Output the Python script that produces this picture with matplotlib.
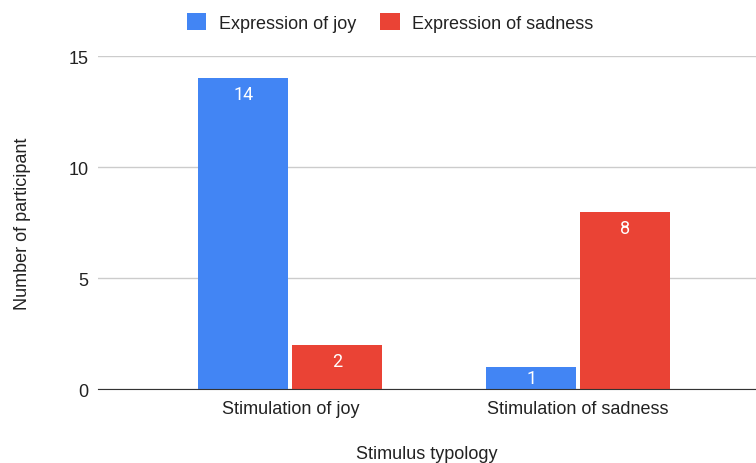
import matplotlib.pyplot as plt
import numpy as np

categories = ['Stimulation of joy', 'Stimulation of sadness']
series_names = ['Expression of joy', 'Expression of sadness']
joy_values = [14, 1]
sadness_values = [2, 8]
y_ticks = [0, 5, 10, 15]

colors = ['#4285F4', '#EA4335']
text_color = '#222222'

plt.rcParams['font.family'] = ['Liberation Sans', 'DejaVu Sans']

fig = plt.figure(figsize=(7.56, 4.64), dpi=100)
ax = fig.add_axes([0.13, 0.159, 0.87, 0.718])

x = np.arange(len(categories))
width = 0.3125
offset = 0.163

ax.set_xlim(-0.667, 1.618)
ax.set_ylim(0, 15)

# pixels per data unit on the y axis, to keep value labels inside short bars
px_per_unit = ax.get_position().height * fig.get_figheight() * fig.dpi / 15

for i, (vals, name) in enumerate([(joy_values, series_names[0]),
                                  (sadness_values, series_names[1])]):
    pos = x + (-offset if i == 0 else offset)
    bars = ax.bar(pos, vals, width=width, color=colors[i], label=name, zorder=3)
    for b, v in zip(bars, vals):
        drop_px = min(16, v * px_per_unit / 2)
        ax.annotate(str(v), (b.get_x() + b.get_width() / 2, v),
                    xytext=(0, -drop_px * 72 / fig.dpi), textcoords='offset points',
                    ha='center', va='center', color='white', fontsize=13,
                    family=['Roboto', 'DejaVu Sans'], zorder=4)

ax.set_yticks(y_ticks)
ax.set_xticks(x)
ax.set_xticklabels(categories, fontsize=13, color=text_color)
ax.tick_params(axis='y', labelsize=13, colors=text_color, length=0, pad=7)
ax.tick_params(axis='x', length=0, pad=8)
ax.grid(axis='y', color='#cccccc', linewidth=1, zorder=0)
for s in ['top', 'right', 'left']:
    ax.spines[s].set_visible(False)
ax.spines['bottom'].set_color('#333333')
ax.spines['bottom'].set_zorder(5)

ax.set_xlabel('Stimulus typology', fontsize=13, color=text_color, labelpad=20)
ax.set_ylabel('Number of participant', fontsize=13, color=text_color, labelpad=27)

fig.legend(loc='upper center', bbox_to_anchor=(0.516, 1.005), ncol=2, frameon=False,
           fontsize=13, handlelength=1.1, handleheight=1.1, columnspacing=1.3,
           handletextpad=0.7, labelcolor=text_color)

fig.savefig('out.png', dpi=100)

===

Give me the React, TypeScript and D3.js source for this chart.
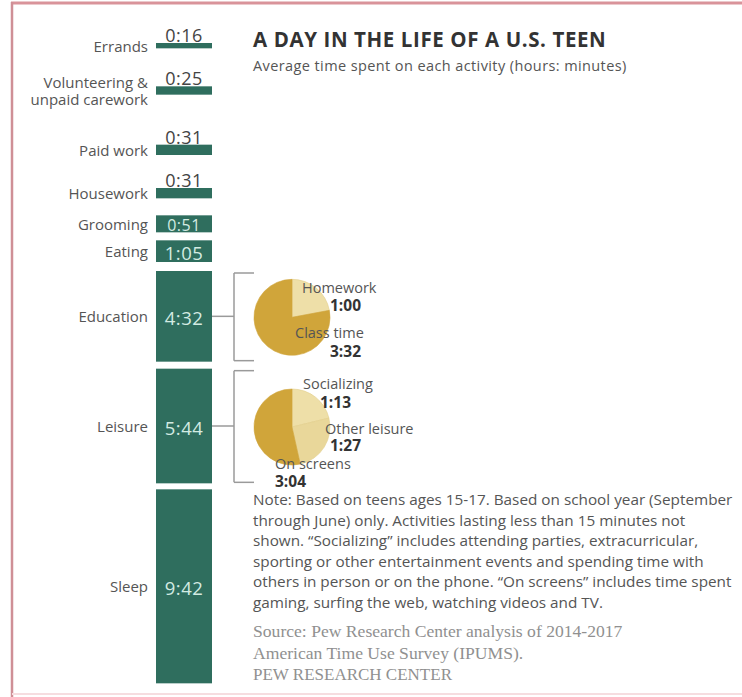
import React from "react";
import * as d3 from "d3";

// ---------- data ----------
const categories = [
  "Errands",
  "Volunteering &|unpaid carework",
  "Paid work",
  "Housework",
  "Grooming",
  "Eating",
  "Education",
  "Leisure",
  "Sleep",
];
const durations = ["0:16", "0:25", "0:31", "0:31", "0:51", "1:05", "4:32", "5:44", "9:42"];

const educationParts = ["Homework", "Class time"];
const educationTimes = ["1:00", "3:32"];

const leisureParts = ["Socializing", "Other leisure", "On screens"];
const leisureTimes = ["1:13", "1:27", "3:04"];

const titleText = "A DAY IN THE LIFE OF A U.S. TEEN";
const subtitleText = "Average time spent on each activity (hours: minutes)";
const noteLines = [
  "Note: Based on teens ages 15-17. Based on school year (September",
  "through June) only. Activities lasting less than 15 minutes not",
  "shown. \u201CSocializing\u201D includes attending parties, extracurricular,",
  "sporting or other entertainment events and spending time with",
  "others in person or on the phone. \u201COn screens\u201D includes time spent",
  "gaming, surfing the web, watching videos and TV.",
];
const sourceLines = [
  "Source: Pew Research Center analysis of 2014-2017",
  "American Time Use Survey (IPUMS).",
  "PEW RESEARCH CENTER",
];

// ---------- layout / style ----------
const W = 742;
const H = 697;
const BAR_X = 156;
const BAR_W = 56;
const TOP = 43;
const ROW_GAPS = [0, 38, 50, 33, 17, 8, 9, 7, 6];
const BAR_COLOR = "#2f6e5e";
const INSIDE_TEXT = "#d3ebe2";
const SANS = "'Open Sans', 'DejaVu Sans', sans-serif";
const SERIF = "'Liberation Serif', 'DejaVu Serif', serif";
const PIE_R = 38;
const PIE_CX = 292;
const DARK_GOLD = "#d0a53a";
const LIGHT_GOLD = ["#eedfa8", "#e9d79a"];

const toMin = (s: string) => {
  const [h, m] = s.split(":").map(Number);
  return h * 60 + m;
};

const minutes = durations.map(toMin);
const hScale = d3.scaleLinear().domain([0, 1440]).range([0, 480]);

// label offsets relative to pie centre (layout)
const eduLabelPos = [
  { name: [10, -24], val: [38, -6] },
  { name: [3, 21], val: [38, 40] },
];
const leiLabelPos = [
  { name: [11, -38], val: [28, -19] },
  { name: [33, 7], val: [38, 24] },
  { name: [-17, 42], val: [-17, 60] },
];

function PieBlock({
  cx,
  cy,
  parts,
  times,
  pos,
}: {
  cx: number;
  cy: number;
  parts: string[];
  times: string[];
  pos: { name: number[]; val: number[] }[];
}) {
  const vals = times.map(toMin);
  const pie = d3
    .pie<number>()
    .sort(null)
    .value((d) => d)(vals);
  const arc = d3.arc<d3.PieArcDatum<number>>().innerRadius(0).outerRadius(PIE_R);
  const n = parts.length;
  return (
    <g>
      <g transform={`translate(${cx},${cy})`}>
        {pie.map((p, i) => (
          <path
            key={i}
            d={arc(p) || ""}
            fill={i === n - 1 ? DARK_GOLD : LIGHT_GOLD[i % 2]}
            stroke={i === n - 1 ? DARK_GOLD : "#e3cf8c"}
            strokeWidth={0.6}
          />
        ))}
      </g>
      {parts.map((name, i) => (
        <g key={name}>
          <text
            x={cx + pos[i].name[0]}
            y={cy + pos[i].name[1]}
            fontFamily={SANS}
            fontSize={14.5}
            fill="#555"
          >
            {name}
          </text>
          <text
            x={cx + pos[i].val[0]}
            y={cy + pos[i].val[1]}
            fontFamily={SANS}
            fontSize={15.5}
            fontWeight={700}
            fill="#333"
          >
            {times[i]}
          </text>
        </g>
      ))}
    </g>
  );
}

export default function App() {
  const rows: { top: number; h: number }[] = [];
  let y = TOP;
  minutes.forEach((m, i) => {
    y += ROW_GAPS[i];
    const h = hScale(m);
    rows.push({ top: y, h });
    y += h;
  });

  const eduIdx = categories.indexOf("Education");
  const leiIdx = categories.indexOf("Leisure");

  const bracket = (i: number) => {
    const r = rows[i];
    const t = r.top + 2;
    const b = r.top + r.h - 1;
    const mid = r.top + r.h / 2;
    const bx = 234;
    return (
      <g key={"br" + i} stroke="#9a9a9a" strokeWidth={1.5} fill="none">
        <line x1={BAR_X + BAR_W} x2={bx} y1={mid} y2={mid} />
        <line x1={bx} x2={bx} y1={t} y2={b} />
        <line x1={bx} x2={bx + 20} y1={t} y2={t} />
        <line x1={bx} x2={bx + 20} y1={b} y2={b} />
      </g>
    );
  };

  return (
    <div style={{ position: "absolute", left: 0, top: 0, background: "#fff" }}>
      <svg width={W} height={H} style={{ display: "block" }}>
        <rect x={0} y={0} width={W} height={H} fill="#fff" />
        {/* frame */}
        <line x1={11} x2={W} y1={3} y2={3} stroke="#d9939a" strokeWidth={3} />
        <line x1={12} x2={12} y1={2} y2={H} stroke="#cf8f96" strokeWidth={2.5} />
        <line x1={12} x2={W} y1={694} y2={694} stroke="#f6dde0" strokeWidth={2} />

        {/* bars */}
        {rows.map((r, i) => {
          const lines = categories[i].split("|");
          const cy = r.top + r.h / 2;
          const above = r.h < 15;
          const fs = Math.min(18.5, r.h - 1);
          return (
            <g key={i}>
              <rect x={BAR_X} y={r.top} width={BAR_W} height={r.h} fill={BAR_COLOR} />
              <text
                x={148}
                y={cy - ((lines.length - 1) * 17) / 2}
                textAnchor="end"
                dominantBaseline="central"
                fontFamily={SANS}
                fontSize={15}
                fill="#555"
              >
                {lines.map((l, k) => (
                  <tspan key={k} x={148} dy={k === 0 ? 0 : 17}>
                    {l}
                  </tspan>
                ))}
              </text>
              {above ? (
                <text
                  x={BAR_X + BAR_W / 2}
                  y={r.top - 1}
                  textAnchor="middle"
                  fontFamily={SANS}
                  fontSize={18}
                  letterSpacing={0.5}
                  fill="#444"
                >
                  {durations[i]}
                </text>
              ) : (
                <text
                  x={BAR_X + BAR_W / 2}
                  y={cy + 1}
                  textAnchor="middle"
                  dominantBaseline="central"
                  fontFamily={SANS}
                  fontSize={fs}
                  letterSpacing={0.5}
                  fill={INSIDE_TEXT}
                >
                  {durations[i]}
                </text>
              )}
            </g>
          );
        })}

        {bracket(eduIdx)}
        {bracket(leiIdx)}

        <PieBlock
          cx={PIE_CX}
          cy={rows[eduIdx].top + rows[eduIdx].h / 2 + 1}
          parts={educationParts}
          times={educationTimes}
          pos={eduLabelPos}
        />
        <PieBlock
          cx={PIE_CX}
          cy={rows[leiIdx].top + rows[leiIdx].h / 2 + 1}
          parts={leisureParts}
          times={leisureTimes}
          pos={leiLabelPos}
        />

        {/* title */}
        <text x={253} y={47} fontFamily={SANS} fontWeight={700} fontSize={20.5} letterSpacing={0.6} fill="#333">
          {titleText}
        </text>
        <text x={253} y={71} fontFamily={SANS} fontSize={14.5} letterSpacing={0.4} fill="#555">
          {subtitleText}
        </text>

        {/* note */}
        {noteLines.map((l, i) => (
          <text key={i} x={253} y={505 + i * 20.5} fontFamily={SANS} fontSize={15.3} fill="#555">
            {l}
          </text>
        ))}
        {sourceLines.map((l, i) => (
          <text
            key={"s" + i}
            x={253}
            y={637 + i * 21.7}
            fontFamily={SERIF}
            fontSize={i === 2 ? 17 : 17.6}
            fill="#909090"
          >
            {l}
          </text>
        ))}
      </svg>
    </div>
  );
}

===

**THE REQUEST**. Write out the lines from the one containing "Output the Python" down to the one containing "import numpy as np", both included, exactly as they appear. Leave out any pictures.

**RESPONSE TO THE EXERCISE**.
Output the Python script that produces this picture with matplotlib.
import matplotlib.pyplot as plt
import numpy as np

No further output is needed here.